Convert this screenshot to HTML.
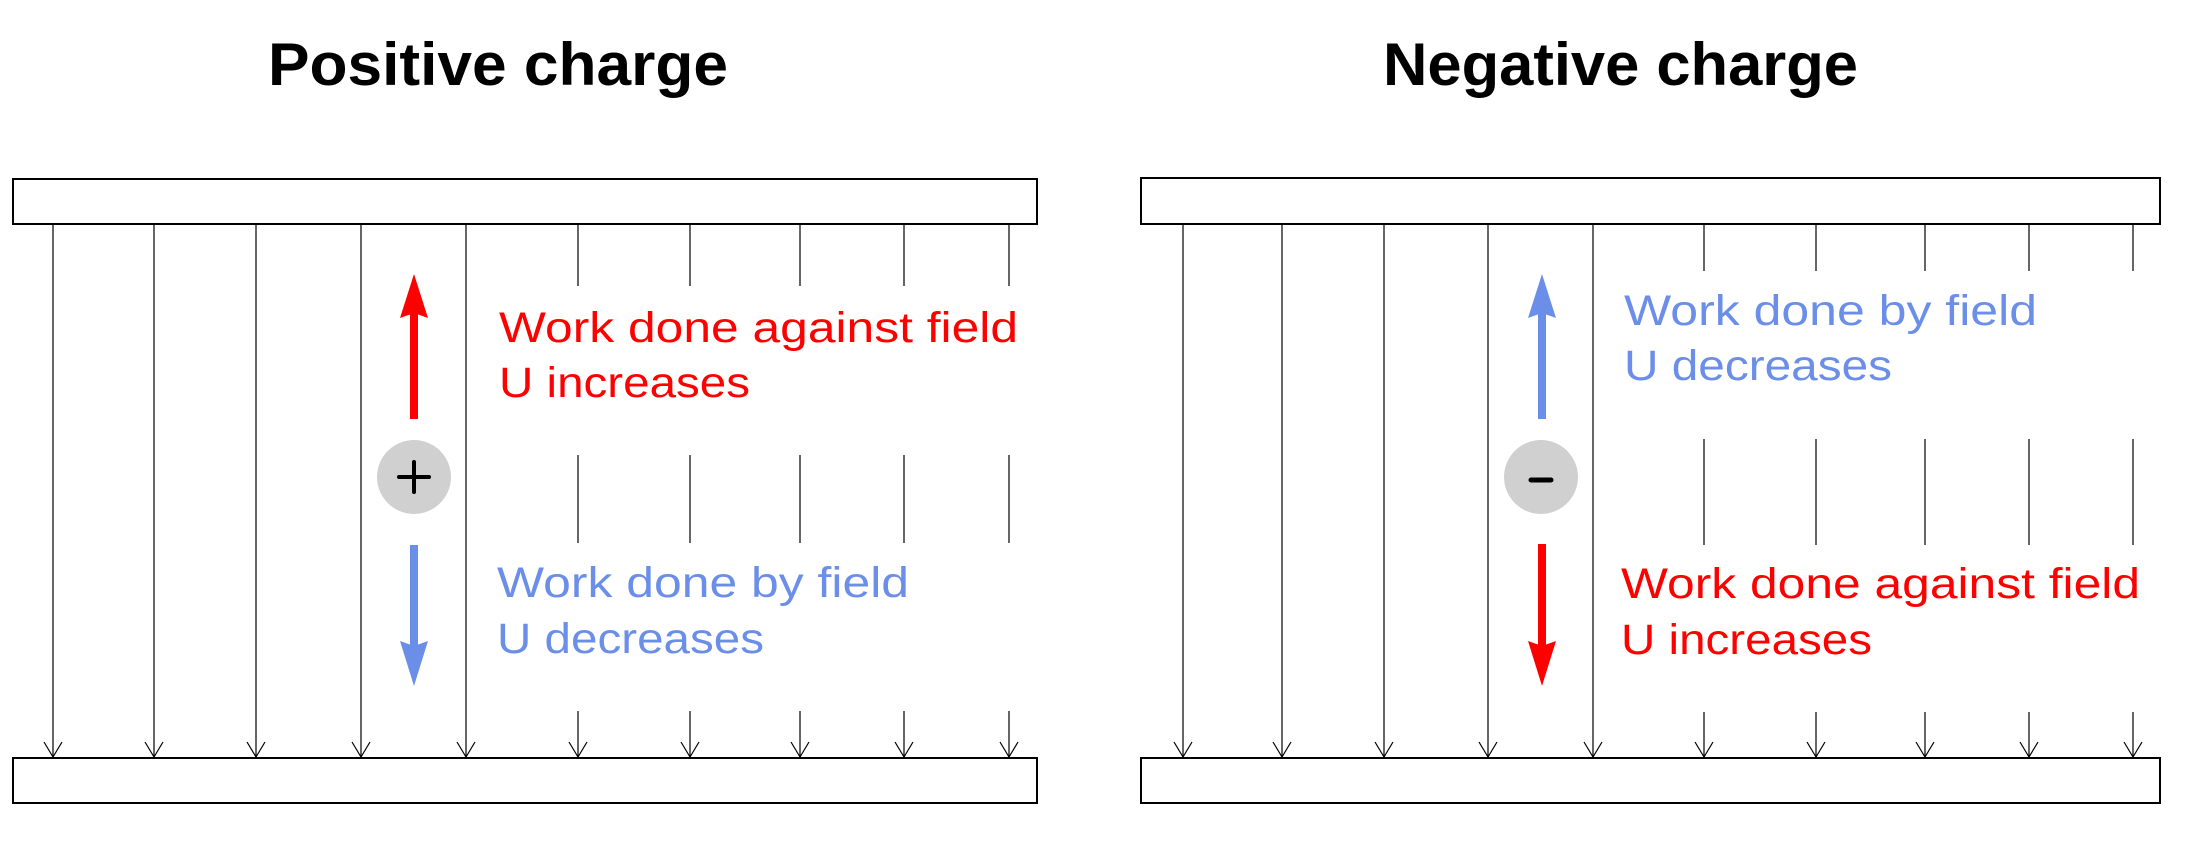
<!DOCTYPE html>
<html><head><meta charset="utf-8"><style>html,body{margin:0;padding:0;background:#fff}svg{display:block}</style></head>
<body>
<svg width="2208" height="852" viewBox="0 0 2208 852" xmlns="http://www.w3.org/2000/svg" font-family="Liberation Sans, sans-serif">
<text x="268" y="85" font-size="60" font-weight="bold" textLength="460" lengthAdjust="spacingAndGlyphs">Positive charge</text>
<text x="1383" y="85" font-size="60" font-weight="bold" textLength="475" lengthAdjust="spacingAndGlyphs">Negative charge</text>

<g fill="#fff" stroke="#000" stroke-width="2">
<rect x="13" y="179" width="1024" height="45"/>
<rect x="13" y="758" width="1024" height="45"/>
<rect x="1141" y="178" width="1019" height="46"/>
<rect x="1141" y="758" width="1019" height="45"/>
</g>

<g stroke="#000" stroke-width="1.2" fill="none">
<path d="M53,225V757 M154,225V757 M256,225V757 M361,225V757 M466,225V757"/>
<path d="M578,225V286 M690,225V286 M800,225V286 M904,225V286 M1009,225V286"/>
<path d="M578,455V543 M690,455V543 M800,455V543 M904,455V543 M1009,455V543"/>
<path d="M578,711V757 M690,711V757 M800,711V757 M904,711V757 M1009,711V757"/>
<path d="M44,742L53,757L62,742 M145,742L154,757L163,742 M247,742L256,757L265,742 M352,742L361,757L370,742 M457,742L466,757L475,742 M569,742L578,757L587,742 M681,742L690,757L699,742 M791,742L800,757L809,742 M895,742L904,757L913,742 M1000,742L1009,757L1018,742"/>

<path d="M1183,225V757 M1282,225V757 M1384,225V757 M1488,225V757 M1593,225V757"/>
<path d="M1704,225V271 M1816,225V271 M1925,225V271 M2029,225V271 M2133,225V271"/>
<path d="M1704,439V545 M1816,439V545 M1925,439V545 M2029,439V545 M2133,439V545"/>
<path d="M1704,712V757 M1816,712V757 M1925,712V757 M2029,712V757 M2133,712V757"/>
<path d="M1174,742L1183,757L1192,742 M1273,742L1282,757L1291,742 M1375,742L1384,757L1393,742 M1479,742L1488,757L1497,742 M1584,742L1593,757L1602,742 M1695,742L1704,757L1713,742 M1807,742L1816,757L1825,742 M1916,742L1925,757L1934,742 M2020,742L2029,757L2038,742 M2124,742L2133,757L2142,742"/>
</g>

<!-- left charge -->
<rect x="410" y="312" width="8" height="107" fill="#ff0000"/>
<path d="M414,274 L428,318 L414,313 L400,318 Z" fill="#ff0000"/>
<circle cx="414" cy="477" r="37" fill="#d0d0d0"/>
<path d="M399,477 H429 M414,462 V492" stroke="#000" stroke-width="4" stroke-linecap="round"/>
<rect x="410" y="545" width="8" height="102" fill="#6b8ee8"/>
<path d="M414,686 L428,641 L414,646 L400,641 Z" fill="#6b8ee8"/>

<!-- right charge -->
<rect x="1538" y="312" width="8" height="107" fill="#6b8ee8"/>
<path d="M1542,274 L1556,318 L1542,313 L1528,318 Z" fill="#6b8ee8"/>
<circle cx="1541" cy="477" r="37" fill="#d0d0d0"/>
<path d="M1531,480 H1551" stroke="#000" stroke-width="5" stroke-linecap="round"/>
<rect x="1538" y="544" width="8" height="103" fill="#ff0000"/>
<path d="M1542,686 L1556,641 L1542,646 L1528,641 Z" fill="#ff0000"/>

<g font-size="43">
<text x="499" y="342" fill="#ff0000" textLength="519" lengthAdjust="spacingAndGlyphs">Work done against field</text>
<text x="499" y="397" fill="#ff0000" textLength="251" lengthAdjust="spacingAndGlyphs">U increases</text>
<text x="497" y="597" fill="#6b8ee8" textLength="412" lengthAdjust="spacingAndGlyphs">Work done by field</text>
<text x="497" y="653" fill="#6b8ee8" textLength="267" lengthAdjust="spacingAndGlyphs">U decreases</text>
<text x="1624" y="325" fill="#6b8ee8" textLength="413" lengthAdjust="spacingAndGlyphs">Work done by field</text>
<text x="1624" y="380" fill="#6b8ee8" textLength="268" lengthAdjust="spacingAndGlyphs">U decreases</text>
<text x="1621" y="598" fill="#ff0000" textLength="519" lengthAdjust="spacingAndGlyphs">Work done against field</text>
<text x="1621" y="654" fill="#ff0000" textLength="251" lengthAdjust="spacingAndGlyphs">U increases</text>
</g>
</svg>
</body></html>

———

* Stated goal *
Reproduce all of the data exactly, omitting each picture it holds.

* Written answer *
Convert this screenshot to HTML.
<!DOCTYPE html>
<html><head><meta charset="utf-8"><style>html,body{margin:0;padding:0;background:#fff}svg{display:block}</style></head>
<body>
<svg width="2208" height="852" viewBox="0 0 2208 852" xmlns="http://www.w3.org/2000/svg" font-family="Liberation Sans, sans-serif">
<text x="268" y="85" font-size="60" font-weight="bold" textLength="460" lengthAdjust="spacingAndGlyphs">Positive charge</text>
<text x="1383" y="85" font-size="60" font-weight="bold" textLength="475" lengthAdjust="spacingAndGlyphs">Negative charge</text>

<g fill="#fff" stroke="#000" stroke-width="2">
<rect x="13" y="179" width="1024" height="45"/>
<rect x="13" y="758" width="1024" height="45"/>
<rect x="1141" y="178" width="1019" height="46"/>
<rect x="1141" y="758" width="1019" height="45"/>
</g>

<g stroke="#000" stroke-width="1.2" fill="none">
<path d="M53,225V757 M154,225V757 M256,225V757 M361,225V757 M466,225V757"/>
<path d="M578,225V286 M690,225V286 M800,225V286 M904,225V286 M1009,225V286"/>
<path d="M578,455V543 M690,455V543 M800,455V543 M904,455V543 M1009,455V543"/>
<path d="M578,711V757 M690,711V757 M800,711V757 M904,711V757 M1009,711V757"/>
<path d="M44,742L53,757L62,742 M145,742L154,757L163,742 M247,742L256,757L265,742 M352,742L361,757L370,742 M457,742L466,757L475,742 M569,742L578,757L587,742 M681,742L690,757L699,742 M791,742L800,757L809,742 M895,742L904,757L913,742 M1000,742L1009,757L1018,742"/>

<path d="M1183,225V757 M1282,225V757 M1384,225V757 M1488,225V757 M1593,225V757"/>
<path d="M1704,225V271 M1816,225V271 M1925,225V271 M2029,225V271 M2133,225V271"/>
<path d="M1704,439V545 M1816,439V545 M1925,439V545 M2029,439V545 M2133,439V545"/>
<path d="M1704,712V757 M1816,712V757 M1925,712V757 M2029,712V757 M2133,712V757"/>
<path d="M1174,742L1183,757L1192,742 M1273,742L1282,757L1291,742 M1375,742L1384,757L1393,742 M1479,742L1488,757L1497,742 M1584,742L1593,757L1602,742 M1695,742L1704,757L1713,742 M1807,742L1816,757L1825,742 M1916,742L1925,757L1934,742 M2020,742L2029,757L2038,742 M2124,742L2133,757L2142,742"/>
</g>

<!-- left charge -->
<rect x="410" y="312" width="8" height="107" fill="#ff0000"/>
<path d="M414,274 L428,318 L414,313 L400,318 Z" fill="#ff0000"/>
<circle cx="414" cy="477" r="37" fill="#d0d0d0"/>
<path d="M399,477 H429 M414,462 V492" stroke="#000" stroke-width="4" stroke-linecap="round"/>
<rect x="410" y="545" width="8" height="102" fill="#6b8ee8"/>
<path d="M414,686 L428,641 L414,646 L400,641 Z" fill="#6b8ee8"/>

<!-- right charge -->
<rect x="1538" y="312" width="8" height="107" fill="#6b8ee8"/>
<path d="M1542,274 L1556,318 L1542,313 L1528,318 Z" fill="#6b8ee8"/>
<circle cx="1541" cy="477" r="37" fill="#d0d0d0"/>
<path d="M1531,480 H1551" stroke="#000" stroke-width="5" stroke-linecap="round"/>
<rect x="1538" y="544" width="8" height="103" fill="#ff0000"/>
<path d="M1542,686 L1556,641 L1542,646 L1528,641 Z" fill="#ff0000"/>

<g font-size="43">
<text x="499" y="342" fill="#ff0000" textLength="519" lengthAdjust="spacingAndGlyphs">Work done against field</text>
<text x="499" y="397" fill="#ff0000" textLength="251" lengthAdjust="spacingAndGlyphs">U increases</text>
<text x="497" y="597" fill="#6b8ee8" textLength="412" lengthAdjust="spacingAndGlyphs">Work done by field</text>
<text x="497" y="653" fill="#6b8ee8" textLength="267" lengthAdjust="spacingAndGlyphs">U decreases</text>
<text x="1624" y="325" fill="#6b8ee8" textLength="413" lengthAdjust="spacingAndGlyphs">Work done by field</text>
<text x="1624" y="380" fill="#6b8ee8" textLength="268" lengthAdjust="spacingAndGlyphs">U decreases</text>
<text x="1621" y="598" fill="#ff0000" textLength="519" lengthAdjust="spacingAndGlyphs">Work done against field</text>
<text x="1621" y="654" fill="#ff0000" textLength="251" lengthAdjust="spacingAndGlyphs">U increases</text>
</g>
</svg>
</body></html>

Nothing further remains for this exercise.